3. Cart Abandonment Automation
Cart abandonment is one of the biggest challenges in e-commerce and one of the easiest problems to address with automation.
Cart abandonment automation identifies users who added products to their cart but didn’t complete the purchase and re-engages them at the right time.

How Can We Use Automation in Personal Life?
Marketing automation isn’t limited to businesses; it can also be incredibly powerful for personal growth and learning.
As a marketer, staying updated is essential. Earlier, this meant constantly chasing blogs, trends, and newsletters. Instead, I chose to automate the learning process, so insights come to me automatically.
My Personal Automation Setup
I use Zapier to automate my daily marketing learning.

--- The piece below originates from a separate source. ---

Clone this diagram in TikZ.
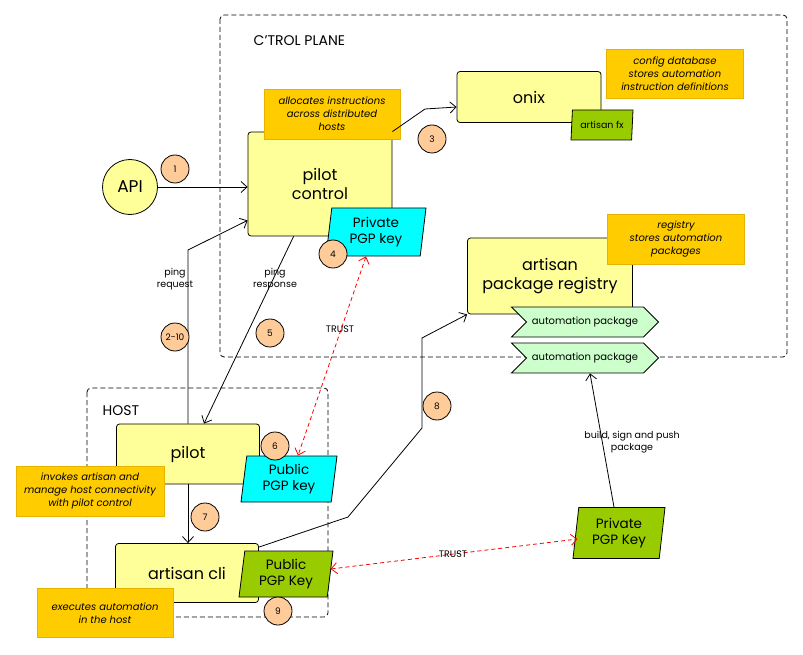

1. Automated Updates from Specific Websites
I selected trusted marketing websites that I genuinely like. Every time a new article is published, I receive an email. No unnecessary promotions, only relevant content. This ensures I stay informed without information overload.

2. Using AI & Notifications for Learning (Advanced Setup)
If you use AI tools or APIs:
You can automate marketing insights using AI summaries. Get curated updates sent directly to your email or Slack. Learn consistently without actively searching every day
Wrap-Up
Marketing automation is not about replacing humans; it’s about removing repetitive effort so marketers can focus on strategy, creativity, and growth.
Whether it’s onboarding customers, nurturing leads, recovering lost sales, or even improving personal learning, automation works best when it’s thoughtful, timely, and user-centric.
Start small, automate what’s repetitive, and build from there.
Frequently Asked Questions (FAQ)
1. What is marketing automation?
Marketing automation is the use of software to automate repetitive marketing tasks like emails, follow-ups, lead nurturing, and customer communication based on user behaviour.
2. Will automation work for personal tasks?
Yes. Automation works extremely well for personal productivity, learning, reminders, and habit-building, especially when used intentionally and minimally.
3. What is email marketing automation?
Email marketing automation involves sending emails automatically based on triggers such as signups, actions, time delays, or engagement; instead of sending them manually.